(Collected data entries)

------------------------------------------------------------------------

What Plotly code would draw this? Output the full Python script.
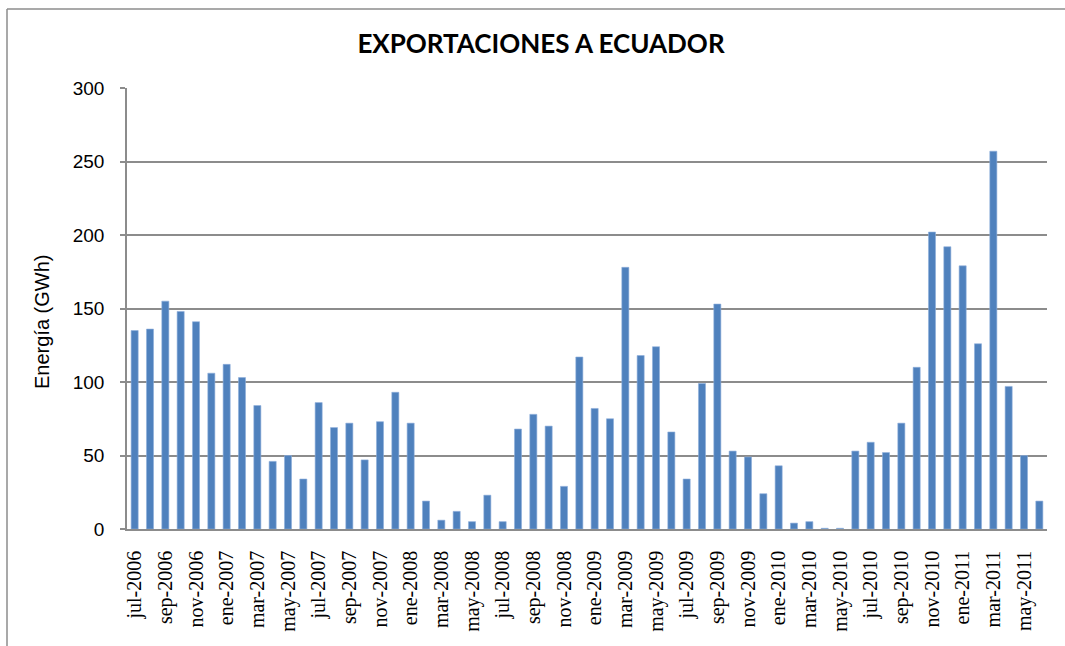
import plotly.graph_objects as go

months = [
    "jul-2006", "ago-2006", "sep-2006", "oct-2006", "nov-2006", "dic-2006",
    "ene-2007", "feb-2007", "mar-2007", "abr-2007", "may-2007", "jun-2007",
    "jul-2007", "ago-2007", "sep-2007", "oct-2007", "nov-2007", "dic-2007",
    "ene-2008", "feb-2008", "mar-2008", "abr-2008", "may-2008", "jun-2008",
    "jul-2008", "ago-2008", "sep-2008", "oct-2008", "nov-2008", "dic-2008",
    "ene-2009", "feb-2009", "mar-2009", "abr-2009", "may-2009", "jun-2009",
    "jul-2009", "ago-2009", "sep-2009", "oct-2009", "nov-2009", "dic-2009",
    "ene-2010", "feb-2010", "mar-2010", "abr-2010", "may-2010", "jun-2010",
    "jul-2010", "ago-2010", "sep-2010", "oct-2010", "nov-2010", "dic-2010",
    "ene-2011", "feb-2011", "mar-2011", "abr-2011", "may-2011", "jun-2011",
]

energia_gwh = [
    135, 136, 155, 148, 141, 106,
    112, 103, 84, 46, 50, 34,
    86, 69, 72, 47, 73, 93,
    72, 19, 6, 12, 5, 23,
    5, 68, 78, 70, 29, 117,
    82, 75, 178, 118, 124, 66,
    34, 99, 153, 53, 49, 24,
    43, 4, 5, 0.5, 0.5, 53,
    59, 52, 72, 110, 202, 192,
    179, 126, 257, 97, 50, 19,
]

tick_labels = months[::2]

fig = go.Figure()
fig.add_trace(go.Bar(
    x=months,
    y=energia_gwh,
    marker=dict(color="#4F81BD", line=dict(color="#8EAEDB", width=0.6)),
    showlegend=False,
))

grid = "#8C8C8C"
fig.update_layout(
    width=1065,
    height=646,
    margin=dict(l=127, r=18, t=88, b=117),
    paper_bgcolor="white",
    plot_bgcolor="white",
    bargap=0.54,
    title=dict(
        text="<b>EXPORTACIONES A ECUADOR</b>",
        x=0.45, xref="paper", xanchor="center",
        y=1 - 44 / 646, yref="container", yanchor="middle",
        font=dict(family="Lato", size=26, color="black"),
    ),
    xaxis=dict(
        type="category",
        tickmode="array",
        tickvals=tick_labels,
        ticktext=tick_labels,
        tickangle=-90,
        tickfont=dict(family="Liberation Serif", size=20, color="black"),
        showline=True, linecolor=grid, linewidth=1.5,
        showgrid=False,
        ticks="",
        ticklabelstandoff=12,
    ),
    yaxis=dict(
        range=[0, 300],
        dtick=50,
        tickfont=dict(family="Liberation Sans", size=19, color="black"),
        showgrid=True, gridcolor=grid, gridwidth=1.5,
        showline=True, linecolor=grid, linewidth=1.5,
        ticks="outside", ticklen=5, tickcolor=grid, tickwidth=1.5,
        zeroline=False,
        ticklabelstandoff=12,
    ),
    annotations=[dict(
        text="Energía (GWh)",
        xref="paper", yref="paper",
        x=(42 - 127) / 920, y=(529 - 322) / 441,
        xanchor="center", yanchor="middle",
        textangle=-90, showarrow=False,
        font=dict(family="Liberation Sans", size=20, color="black"),
    )],
    shapes=[
        dict(type="line", xref="paper", yref="paper",
             x0=(7 - 127) / 920, x1=(7 - 127) / 920,
             y0=(529 - 9) / 441, y1=(529 - 700) / 441,
             line=dict(color="#8C8C8C", width=1.5)),
        dict(type="line", xref="paper", yref="paper",
             x0=(7 - 127) / 920, x1=(1100 - 127) / 920,
             y0=(529 - 9) / 441, y1=(529 - 9) / 441,
             line=dict(color="#8C8C8C", width=1.5)),
    ],
)

fig.write_html(
    "out.html",
    config={"displayModeBar": False},
    post_script="document.body.style.margin='0';document.body.style.overflow='hidden';",
)
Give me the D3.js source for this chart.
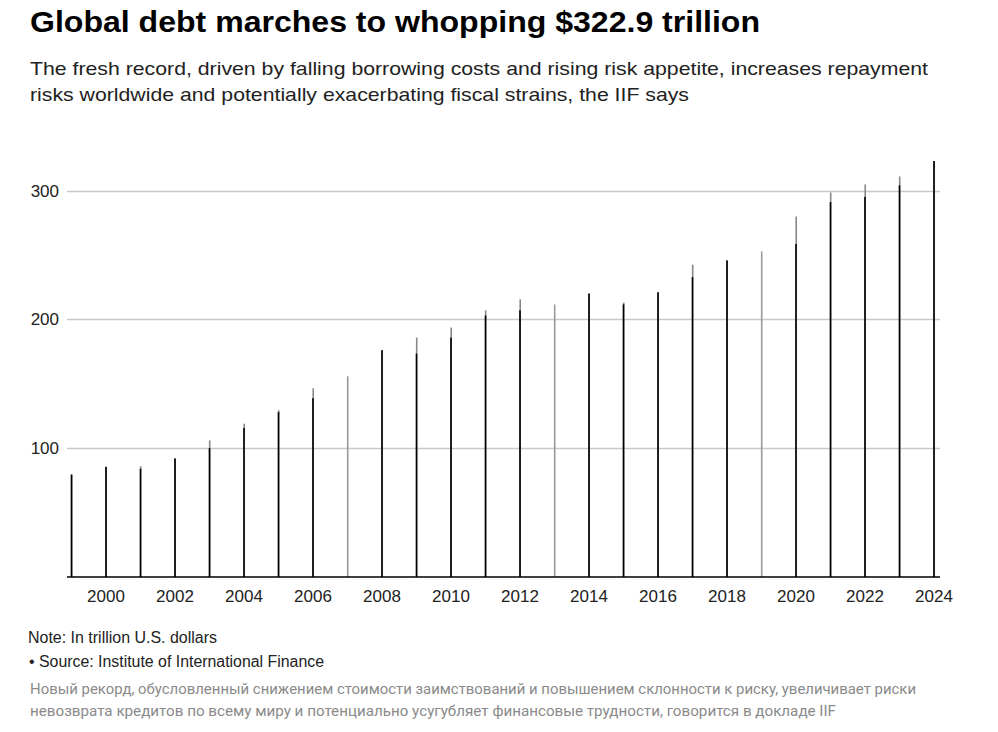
<!DOCTYPE html>
<html>
<head>
<meta charset="utf-8">
<script src="https://cdn.jsdelivr.net/npm/d3@7"></script>
<style>
  body { margin: 0; background: #fff; }
  svg text { font-family: "Liberation Sans", Arial, sans-serif; }
</style>
</head>
<body>
<svg id="chart" width="998" height="732"></svg>
<script>
// year of each bar
const years = d3.range(1999, 2025);
// taller reading per year (trillion USD)
const debtHigh = [79.5, 85.5, 86, 92, 106, 119, 129.5, 146.5, 155.8, 176, 185.8, 193.6, 207,
    215.5, 211.6, 220, 213, 221, 242.4, 245.7, 252.7, 279.8, 298.4, 304.7, 310.9, 322.9];
// lower reading per year (null where only one is drawn)
const debtLow = [79.5, 85.5, 84, 92, 100, 115.7, 128, 138.8, null, 176, 173.4, 185.8, 203,
    207, null, 220, 211.6, 221, 232.8, 245.7, null, 258.4, 291, 295, 304, 322.9];
const yTicks = [100, 200, 300];
const xTicks = d3.range(2000, 2025, 2);

const svg = d3.select('#chart');

const x = d3.scaleLinear().domain([1999, 2024]).range([71.5, 934]);
const y = d3.scaleLinear().domain([0, 300]).range([577, 190.5]);

// title + subtitle
svg.append('text')
    .attr('x', 30).attr('y', 32)
    .attr('font-size', 30).attr('font-weight', 'bold')
    .attr('fill', '#000')
    .attr('textLength', 730).attr('lengthAdjust', 'spacingAndGlyphs')
    .text('Global debt marches to whopping $322.9 trillion');

const subLines = [
    ['The fresh record, driven by falling borrowing costs and rising risk appetite, increases repayment', 898],
    ['risks worldwide and potentially exacerbating fiscal strains, the IIF says', 659]
];
subLines.forEach((l, i) => {
    svg.append('text')
        .attr('x', 30).attr('y', 75 + i * 26)
        .attr('font-size', 19).attr('fill', '#222')
        .attr('textLength', l[1]).attr('lengthAdjust', 'spacingAndGlyphs')
        .text(l[0]);
});

// gridlines
svg.append('g')
    .selectAll('line')
    .data(yTicks)
    .join('line')
    .attr('x1', 67).attr('x2', 940)
    .attr('y1', d => Math.round(y(d)) + 0.5)
    .attr('y2', d => Math.round(y(d)) + 0.5)
    .attr('stroke', '#c8c8c8').attr('stroke-width', 1.3);

// y labels
svg.append('g')
    .selectAll('text')
    .data(yTicks)
    .join('text')
    .attr('x', 59)
    .attr('y', d => y(d) + 6)
    .attr('text-anchor', 'end')
    .attr('font-size', 17).attr('fill', '#222')
    .text(d => d);

// bars: tall light part, then darker part on top
const data = years.map((yr, i) => ({ year: yr, hi: debtHigh[i], lo: debtLow[i] }));

svg.append('g')
    .selectAll('rect')
    .data(data)
    .join('rect')
    .attr('x', d => x(d.year) - 0.6)
    .attr('width', 1.6)
    .attr('y', d => y(d.hi))
    .attr('height', d => y(0) - y(d.hi))
    .attr('fill', d => d.lo === null ? '#9a9a9a' : '#888');

svg.append('g')
    .selectAll('rect')
    .data(data.filter(d => d.lo !== null))
    .join('rect')
    .attr('x', d => x(d.year) - 0.8)
    .attr('width', 1.6)
    .attr('y', d => y(d.lo))
    .attr('height', d => y(0) - y(d.lo))
    .attr('fill', '#000');

// baseline
svg.append('line')
    .attr('x1', 67).attr('x2', 940)
    .attr('y1', 577).attr('y2', 577)
    .attr('stroke', '#000').attr('stroke-width', 1.5);

// x labels
svg.append('g')
    .selectAll('text')
    .data(xTicks)
    .join('text')
    .attr('x', d => x(d))
    .attr('y', 602)
    .attr('text-anchor', 'middle')
    .attr('font-size', 17).attr('fill', '#222')
    .text(d => d);

// footer
svg.append('text')
    .attr('x', 28).attr('y', 643)
    .attr('font-size', 16).attr('fill', '#222')
    .attr('textLength', 189).attr('lengthAdjust', 'spacingAndGlyphs')
    .text('Note: In trillion U.S. dollars');
svg.append('text')
    .attr('x', 29).attr('y', 667)
    .attr('font-size', 16).attr('fill', '#222')
    .attr('textLength', 295).attr('lengthAdjust', 'spacingAndGlyphs')
    .text('• Source: Institute of International Finance');

const ruLines = [
    ['Новый рекорд, обусловленный снижением стоимости заимствований и повышением склонности к риску, увеличивает риски', 886],
    ['невозврата кредитов по всему миру и потенциально усугубляет финансовые трудности, говорится в докладе IIF', 806]
];
ruLines.forEach((l, i) => {
    svg.append('text')
        .attr('x', 30).attr('y', 694 + i * 22)
        .attr('font-size', 15.5).attr('fill', '#8a8a8a')
        .style('font-family', 'Roboto, sans-serif')
        .attr('textLength', l[1]).attr('lengthAdjust', 'spacingAndGlyphs')
        .text(l[0]);
});
</script>
</body>
</html>
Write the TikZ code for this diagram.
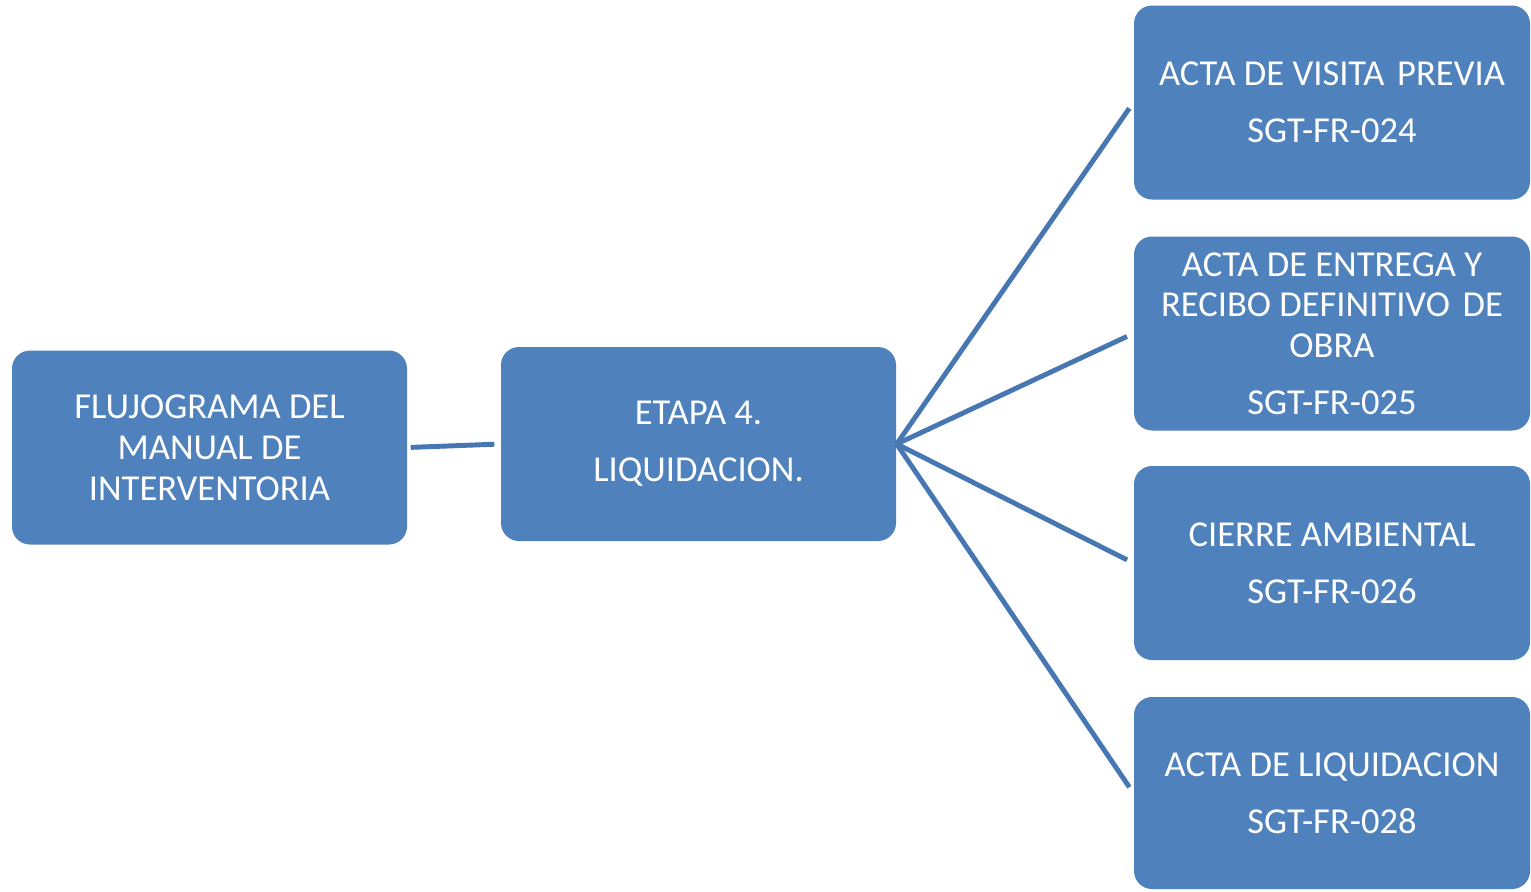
\documentclass[tikz,border=0pt]{standalone}
\usepackage{fontspec}
\setmainfont{Carlito}
\usepackage{xcolor}
\usepackage{tikz}
\usetikzlibrary{positioning}

\definecolor{boxblue}{HTML}{4F81BD}
\definecolor{lineblue}{HTML}{4677B3}

\begin{document}
\begin{tikzpicture}[
    box/.style={rectangle, rounded corners=0.18cm, fill=boxblue, text=white,
        minimum width=3.95cm, minimum height=1.94cm, inner sep=0pt, align=center,
        font=\fontsize{10.4}{11.6}\selectfont},
    link/.style={draw=lineblue, line width=1.4pt}
]
    \useasboundingbox (0,0) rectangle (15.31,8.91);

    % Main boxes
    \node[box] (flujo) at (2.095,4.435) {FLUJOGRAMA DEL\\MANUAL DE\\INTERVENTORIA};
    \node[box] (etapa) at (6.985,4.47) {ETAPA 4.\\[0.16cm]LIQUIDACION.};

    % Formats
    \node[box, minimum width=3.96cm] (visita) at (13.32,7.885) {ACTA DE VISITA\hspace{0.12em} PREVIA\\[0.16cm]SGT-FR-024};
    \node[box, minimum width=3.96cm] (entrega) at (13.32,5.575) {ACTA DE ENTREGA Y\\RECIBO DEFINITIVO\hspace{0.12em} DE\\OBRA\\[0.16cm]SGT-FR-025};
    \node[box, minimum width=3.96cm] (ambiental) at (13.32,3.28) {CIERRE AMBIENTAL\\[0.16cm]SGT-FR-026};
    \node[box, minimum width=3.96cm, minimum height=1.92cm] (liquida) at (13.32,0.98) {ACTA DE LIQUIDACION\\[0.16cm]SGT-FR-028};

    % Connectors
    \draw[link, shorten <=0.03cm, shorten >=0.06cm] (flujo.east) -- (etapa.west);
    \draw[link, shorten >=0.07cm] (etapa.east) -- (visita.west);
    \draw[link, shorten >=0.07cm] (etapa.east) -- (entrega.west);
    \draw[link, shorten >=0.07cm] (etapa.east) -- (ambiental.west);
    \draw[link, shorten >=0.07cm] (etapa.east) -- (liquida.west);
\end{tikzpicture}
\end{document}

------------------------------------------------------------------------

## WRITTEN INSTRUCTION
Write out again, exactly, the lines from the start of the listing up to the line containing "import plotly.graph_objects as go", with both ends and without pictures.

## WRITTEN RESPONSE
What Plotly code would draw this? Output the full Python script.
import plotly.graph_objects as go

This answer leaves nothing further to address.